> _SET PROBLEM_: Pick out all lines of the entries that include the word "this" and copy them.

> _DATASET ROWS_:
···

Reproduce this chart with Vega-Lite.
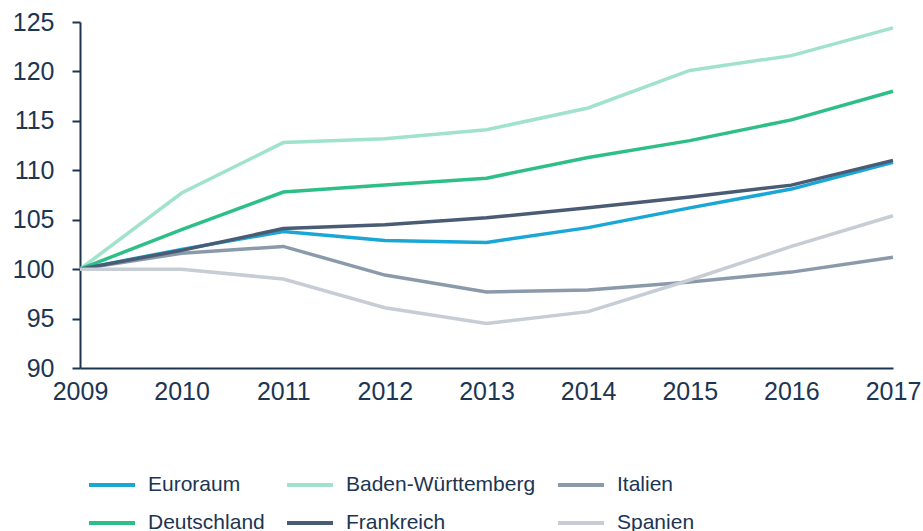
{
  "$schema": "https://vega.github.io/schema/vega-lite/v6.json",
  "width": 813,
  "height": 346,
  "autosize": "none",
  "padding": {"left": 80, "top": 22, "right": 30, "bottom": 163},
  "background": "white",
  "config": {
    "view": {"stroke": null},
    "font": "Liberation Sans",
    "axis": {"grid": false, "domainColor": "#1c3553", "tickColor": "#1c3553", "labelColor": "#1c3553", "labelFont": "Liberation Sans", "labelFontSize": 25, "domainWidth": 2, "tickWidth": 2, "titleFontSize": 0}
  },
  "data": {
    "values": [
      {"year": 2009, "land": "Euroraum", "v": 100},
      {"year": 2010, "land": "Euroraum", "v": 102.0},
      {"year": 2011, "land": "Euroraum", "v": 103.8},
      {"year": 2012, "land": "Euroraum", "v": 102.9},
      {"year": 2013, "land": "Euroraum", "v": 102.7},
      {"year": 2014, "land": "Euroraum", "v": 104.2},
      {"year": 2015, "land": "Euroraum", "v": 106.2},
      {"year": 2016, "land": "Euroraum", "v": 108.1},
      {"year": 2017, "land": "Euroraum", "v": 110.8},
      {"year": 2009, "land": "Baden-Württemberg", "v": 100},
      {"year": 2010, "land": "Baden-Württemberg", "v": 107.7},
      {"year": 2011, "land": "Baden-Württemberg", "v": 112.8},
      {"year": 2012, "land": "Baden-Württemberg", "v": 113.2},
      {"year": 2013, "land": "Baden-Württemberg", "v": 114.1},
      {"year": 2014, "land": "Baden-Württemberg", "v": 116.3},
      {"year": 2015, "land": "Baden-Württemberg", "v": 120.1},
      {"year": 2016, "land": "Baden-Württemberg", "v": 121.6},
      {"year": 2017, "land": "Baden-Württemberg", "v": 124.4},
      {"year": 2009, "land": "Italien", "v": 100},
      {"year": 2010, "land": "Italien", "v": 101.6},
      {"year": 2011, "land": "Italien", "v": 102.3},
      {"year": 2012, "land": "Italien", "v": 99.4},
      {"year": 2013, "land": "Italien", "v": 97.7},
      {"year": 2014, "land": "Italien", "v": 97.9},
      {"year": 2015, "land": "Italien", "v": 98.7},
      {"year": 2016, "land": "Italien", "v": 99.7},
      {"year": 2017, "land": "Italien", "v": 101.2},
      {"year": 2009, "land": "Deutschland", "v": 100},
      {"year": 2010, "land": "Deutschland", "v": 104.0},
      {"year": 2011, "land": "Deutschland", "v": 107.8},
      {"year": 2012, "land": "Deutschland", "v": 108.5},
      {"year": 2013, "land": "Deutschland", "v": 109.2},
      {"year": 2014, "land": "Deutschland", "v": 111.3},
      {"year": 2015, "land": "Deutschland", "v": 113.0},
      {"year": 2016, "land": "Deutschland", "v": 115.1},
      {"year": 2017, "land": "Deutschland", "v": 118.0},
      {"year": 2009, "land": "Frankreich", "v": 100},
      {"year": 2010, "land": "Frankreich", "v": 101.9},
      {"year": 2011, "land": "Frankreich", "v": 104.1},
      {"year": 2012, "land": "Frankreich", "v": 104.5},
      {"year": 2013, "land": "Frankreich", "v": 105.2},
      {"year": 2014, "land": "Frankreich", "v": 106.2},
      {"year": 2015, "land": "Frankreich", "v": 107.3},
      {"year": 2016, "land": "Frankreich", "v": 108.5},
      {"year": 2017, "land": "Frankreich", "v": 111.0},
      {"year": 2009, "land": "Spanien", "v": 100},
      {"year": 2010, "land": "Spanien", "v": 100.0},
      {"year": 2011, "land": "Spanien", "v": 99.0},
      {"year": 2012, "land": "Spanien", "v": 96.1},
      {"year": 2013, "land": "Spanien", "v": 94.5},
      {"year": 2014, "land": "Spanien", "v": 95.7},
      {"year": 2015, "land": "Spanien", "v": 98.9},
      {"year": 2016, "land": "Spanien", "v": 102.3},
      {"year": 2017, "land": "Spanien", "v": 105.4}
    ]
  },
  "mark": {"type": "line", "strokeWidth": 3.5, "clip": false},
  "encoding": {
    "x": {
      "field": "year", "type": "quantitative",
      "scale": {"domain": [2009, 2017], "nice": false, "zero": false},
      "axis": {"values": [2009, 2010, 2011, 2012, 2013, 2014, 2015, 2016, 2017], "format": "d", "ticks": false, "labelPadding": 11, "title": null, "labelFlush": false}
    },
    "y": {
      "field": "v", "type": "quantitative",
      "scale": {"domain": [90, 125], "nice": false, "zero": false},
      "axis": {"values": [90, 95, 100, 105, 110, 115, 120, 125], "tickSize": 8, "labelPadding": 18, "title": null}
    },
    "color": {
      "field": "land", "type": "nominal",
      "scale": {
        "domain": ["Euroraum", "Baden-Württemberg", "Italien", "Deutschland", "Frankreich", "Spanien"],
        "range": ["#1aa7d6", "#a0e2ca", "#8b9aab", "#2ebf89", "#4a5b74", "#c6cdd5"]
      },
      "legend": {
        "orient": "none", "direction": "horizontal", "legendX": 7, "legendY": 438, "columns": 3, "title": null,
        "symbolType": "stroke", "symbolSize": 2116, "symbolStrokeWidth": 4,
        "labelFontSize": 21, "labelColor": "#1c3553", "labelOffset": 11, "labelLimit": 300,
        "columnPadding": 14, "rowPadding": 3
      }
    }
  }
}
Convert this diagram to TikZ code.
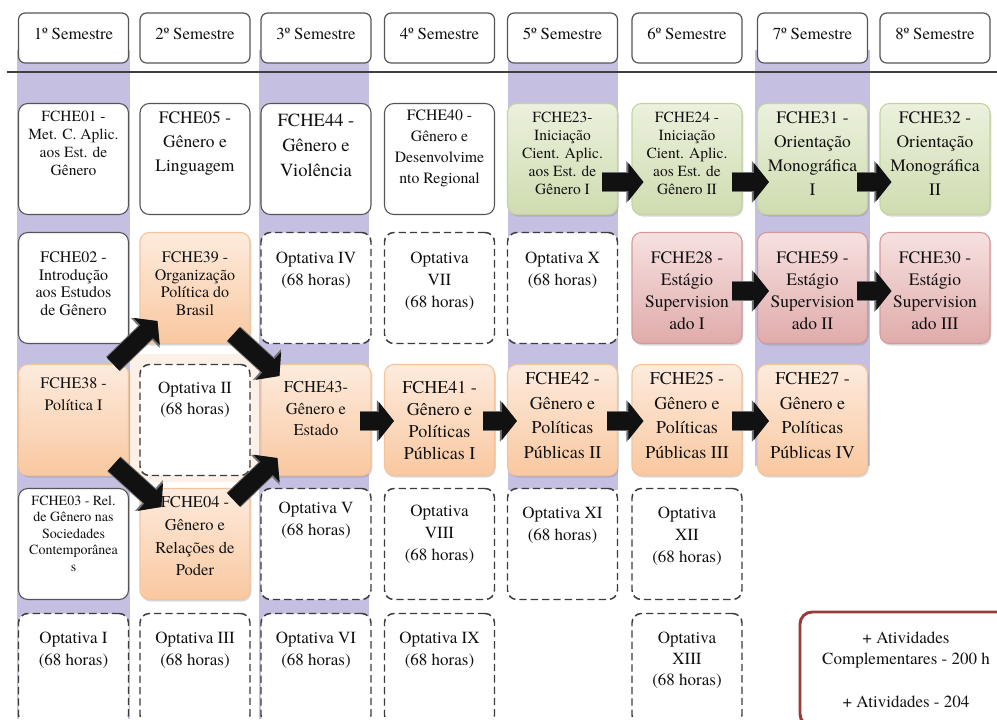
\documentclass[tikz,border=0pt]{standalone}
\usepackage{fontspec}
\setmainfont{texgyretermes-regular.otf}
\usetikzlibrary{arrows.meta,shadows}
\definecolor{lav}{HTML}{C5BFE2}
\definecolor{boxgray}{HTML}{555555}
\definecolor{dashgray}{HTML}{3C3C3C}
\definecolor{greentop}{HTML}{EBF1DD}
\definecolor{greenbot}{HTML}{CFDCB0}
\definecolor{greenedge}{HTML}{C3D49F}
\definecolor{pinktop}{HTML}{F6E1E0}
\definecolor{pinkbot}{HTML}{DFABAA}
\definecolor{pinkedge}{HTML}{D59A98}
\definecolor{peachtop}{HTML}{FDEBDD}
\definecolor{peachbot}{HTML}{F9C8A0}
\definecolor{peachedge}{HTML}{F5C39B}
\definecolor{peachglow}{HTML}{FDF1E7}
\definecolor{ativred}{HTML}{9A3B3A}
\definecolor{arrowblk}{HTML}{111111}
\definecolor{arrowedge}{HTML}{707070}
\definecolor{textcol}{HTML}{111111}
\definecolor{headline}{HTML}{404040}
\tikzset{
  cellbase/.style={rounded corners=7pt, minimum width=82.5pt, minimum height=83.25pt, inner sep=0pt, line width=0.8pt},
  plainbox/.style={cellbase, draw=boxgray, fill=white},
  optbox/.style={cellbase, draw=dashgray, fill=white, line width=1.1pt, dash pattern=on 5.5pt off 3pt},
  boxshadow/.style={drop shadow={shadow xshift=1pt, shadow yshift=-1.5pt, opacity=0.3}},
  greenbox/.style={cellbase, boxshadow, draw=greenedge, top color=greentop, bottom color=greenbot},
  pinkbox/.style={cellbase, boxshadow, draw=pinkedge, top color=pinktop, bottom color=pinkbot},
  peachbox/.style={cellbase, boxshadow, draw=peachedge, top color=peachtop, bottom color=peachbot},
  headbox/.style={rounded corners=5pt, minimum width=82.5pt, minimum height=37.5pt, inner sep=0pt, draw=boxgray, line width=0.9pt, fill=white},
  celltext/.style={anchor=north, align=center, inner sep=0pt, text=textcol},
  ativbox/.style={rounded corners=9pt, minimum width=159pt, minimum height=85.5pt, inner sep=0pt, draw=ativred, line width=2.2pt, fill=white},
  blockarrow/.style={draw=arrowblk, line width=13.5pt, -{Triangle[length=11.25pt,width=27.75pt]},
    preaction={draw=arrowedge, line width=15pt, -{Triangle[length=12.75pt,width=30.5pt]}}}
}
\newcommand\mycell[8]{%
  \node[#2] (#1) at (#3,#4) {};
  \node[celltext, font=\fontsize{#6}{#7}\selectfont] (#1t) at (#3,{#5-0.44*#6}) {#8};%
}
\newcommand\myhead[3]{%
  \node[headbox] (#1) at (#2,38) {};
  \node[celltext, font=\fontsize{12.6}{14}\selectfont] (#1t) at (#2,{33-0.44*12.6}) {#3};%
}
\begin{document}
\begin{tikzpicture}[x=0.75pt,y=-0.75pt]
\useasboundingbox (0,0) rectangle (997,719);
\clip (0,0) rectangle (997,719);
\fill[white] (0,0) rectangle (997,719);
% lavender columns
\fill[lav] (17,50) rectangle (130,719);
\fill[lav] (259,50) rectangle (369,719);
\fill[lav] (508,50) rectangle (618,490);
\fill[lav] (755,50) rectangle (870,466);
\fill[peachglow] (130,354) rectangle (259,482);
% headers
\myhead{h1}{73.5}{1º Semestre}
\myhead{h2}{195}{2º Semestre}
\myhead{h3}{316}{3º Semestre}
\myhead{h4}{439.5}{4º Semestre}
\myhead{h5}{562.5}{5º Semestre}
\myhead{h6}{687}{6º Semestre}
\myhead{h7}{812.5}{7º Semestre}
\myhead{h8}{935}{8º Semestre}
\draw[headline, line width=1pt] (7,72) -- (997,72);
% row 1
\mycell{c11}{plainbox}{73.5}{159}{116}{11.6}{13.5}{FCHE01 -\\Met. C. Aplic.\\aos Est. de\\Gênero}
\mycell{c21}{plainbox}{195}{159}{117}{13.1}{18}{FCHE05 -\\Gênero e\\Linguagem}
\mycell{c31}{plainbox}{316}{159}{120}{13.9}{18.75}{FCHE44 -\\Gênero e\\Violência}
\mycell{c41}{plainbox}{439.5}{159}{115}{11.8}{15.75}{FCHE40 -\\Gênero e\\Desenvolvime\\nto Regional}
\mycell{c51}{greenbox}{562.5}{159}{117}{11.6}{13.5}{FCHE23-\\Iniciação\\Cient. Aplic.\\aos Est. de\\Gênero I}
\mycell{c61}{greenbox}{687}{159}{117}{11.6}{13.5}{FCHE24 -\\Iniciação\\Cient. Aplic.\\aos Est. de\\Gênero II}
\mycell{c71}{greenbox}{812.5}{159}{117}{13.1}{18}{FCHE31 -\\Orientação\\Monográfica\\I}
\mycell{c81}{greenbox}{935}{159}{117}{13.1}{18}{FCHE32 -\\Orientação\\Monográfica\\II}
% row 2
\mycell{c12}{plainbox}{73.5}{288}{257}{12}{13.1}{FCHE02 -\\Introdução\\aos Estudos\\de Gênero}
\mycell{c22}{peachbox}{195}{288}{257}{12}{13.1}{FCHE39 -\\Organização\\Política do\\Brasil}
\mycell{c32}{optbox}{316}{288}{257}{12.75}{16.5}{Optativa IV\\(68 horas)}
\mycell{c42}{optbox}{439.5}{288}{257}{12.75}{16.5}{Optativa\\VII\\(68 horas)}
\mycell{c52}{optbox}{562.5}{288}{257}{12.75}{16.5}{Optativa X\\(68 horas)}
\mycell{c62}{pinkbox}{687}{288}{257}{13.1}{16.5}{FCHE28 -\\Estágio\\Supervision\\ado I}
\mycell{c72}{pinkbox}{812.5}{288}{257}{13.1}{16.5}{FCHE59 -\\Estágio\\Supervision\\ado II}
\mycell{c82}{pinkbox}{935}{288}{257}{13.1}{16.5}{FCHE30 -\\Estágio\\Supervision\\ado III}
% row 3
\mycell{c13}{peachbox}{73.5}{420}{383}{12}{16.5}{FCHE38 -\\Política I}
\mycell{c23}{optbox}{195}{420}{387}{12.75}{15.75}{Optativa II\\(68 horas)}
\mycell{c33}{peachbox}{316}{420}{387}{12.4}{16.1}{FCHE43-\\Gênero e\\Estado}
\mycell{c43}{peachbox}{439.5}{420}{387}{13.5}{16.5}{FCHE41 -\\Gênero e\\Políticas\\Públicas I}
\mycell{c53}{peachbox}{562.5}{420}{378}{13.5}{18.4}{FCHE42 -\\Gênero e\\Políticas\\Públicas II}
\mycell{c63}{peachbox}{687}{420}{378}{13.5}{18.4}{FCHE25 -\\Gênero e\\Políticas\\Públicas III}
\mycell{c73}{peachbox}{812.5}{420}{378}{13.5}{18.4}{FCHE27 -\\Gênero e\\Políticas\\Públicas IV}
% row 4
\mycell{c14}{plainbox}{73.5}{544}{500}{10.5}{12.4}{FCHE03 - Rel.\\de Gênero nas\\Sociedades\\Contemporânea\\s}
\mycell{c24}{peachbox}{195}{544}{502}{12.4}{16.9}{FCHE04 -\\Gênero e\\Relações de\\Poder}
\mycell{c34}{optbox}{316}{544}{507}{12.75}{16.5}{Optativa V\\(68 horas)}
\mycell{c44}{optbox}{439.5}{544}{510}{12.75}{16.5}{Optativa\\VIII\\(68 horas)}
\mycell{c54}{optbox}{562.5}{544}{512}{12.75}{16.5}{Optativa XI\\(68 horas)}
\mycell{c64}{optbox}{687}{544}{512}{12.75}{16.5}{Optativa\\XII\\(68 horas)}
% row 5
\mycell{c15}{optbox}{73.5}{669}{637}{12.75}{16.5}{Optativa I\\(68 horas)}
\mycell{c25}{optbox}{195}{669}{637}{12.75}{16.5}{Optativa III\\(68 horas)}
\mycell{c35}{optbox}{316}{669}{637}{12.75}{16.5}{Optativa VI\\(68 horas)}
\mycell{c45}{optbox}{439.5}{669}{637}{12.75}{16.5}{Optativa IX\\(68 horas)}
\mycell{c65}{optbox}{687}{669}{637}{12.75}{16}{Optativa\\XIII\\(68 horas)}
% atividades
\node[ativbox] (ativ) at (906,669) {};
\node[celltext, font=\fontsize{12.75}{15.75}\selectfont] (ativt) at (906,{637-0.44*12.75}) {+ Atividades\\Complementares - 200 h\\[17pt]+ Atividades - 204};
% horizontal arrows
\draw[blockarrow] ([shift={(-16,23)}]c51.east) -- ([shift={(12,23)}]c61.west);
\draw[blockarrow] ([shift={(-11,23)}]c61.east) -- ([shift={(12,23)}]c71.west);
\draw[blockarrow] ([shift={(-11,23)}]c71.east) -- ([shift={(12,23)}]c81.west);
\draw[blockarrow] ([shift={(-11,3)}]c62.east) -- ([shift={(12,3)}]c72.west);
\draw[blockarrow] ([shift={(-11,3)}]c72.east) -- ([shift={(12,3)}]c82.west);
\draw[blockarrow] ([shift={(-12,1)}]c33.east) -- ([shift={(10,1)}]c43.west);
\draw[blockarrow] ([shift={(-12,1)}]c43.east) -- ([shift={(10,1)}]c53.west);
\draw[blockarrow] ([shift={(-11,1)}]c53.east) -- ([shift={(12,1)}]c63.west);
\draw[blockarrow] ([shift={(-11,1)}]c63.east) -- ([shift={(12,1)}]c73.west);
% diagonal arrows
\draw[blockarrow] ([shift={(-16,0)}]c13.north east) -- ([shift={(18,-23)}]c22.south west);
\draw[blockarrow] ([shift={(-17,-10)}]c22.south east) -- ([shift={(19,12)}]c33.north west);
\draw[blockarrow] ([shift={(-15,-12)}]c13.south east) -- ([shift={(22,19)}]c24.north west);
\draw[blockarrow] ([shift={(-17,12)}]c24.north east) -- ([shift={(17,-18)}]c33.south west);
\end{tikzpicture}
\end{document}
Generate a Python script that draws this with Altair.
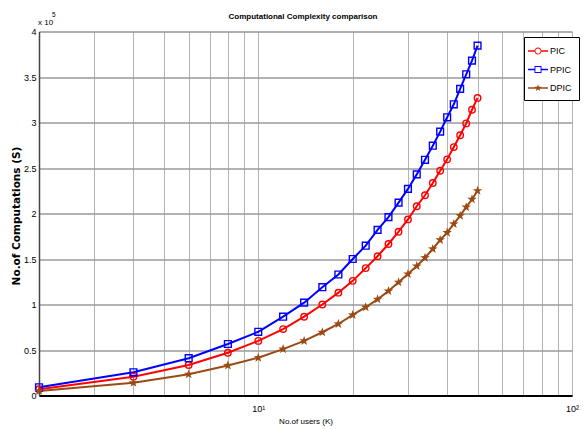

···

> _COMPLETED TASK_:
Reproduce this chart with Vega-Lite.
Convert this diagram to TikZ code.
Generate a Python script that draws this with Altair.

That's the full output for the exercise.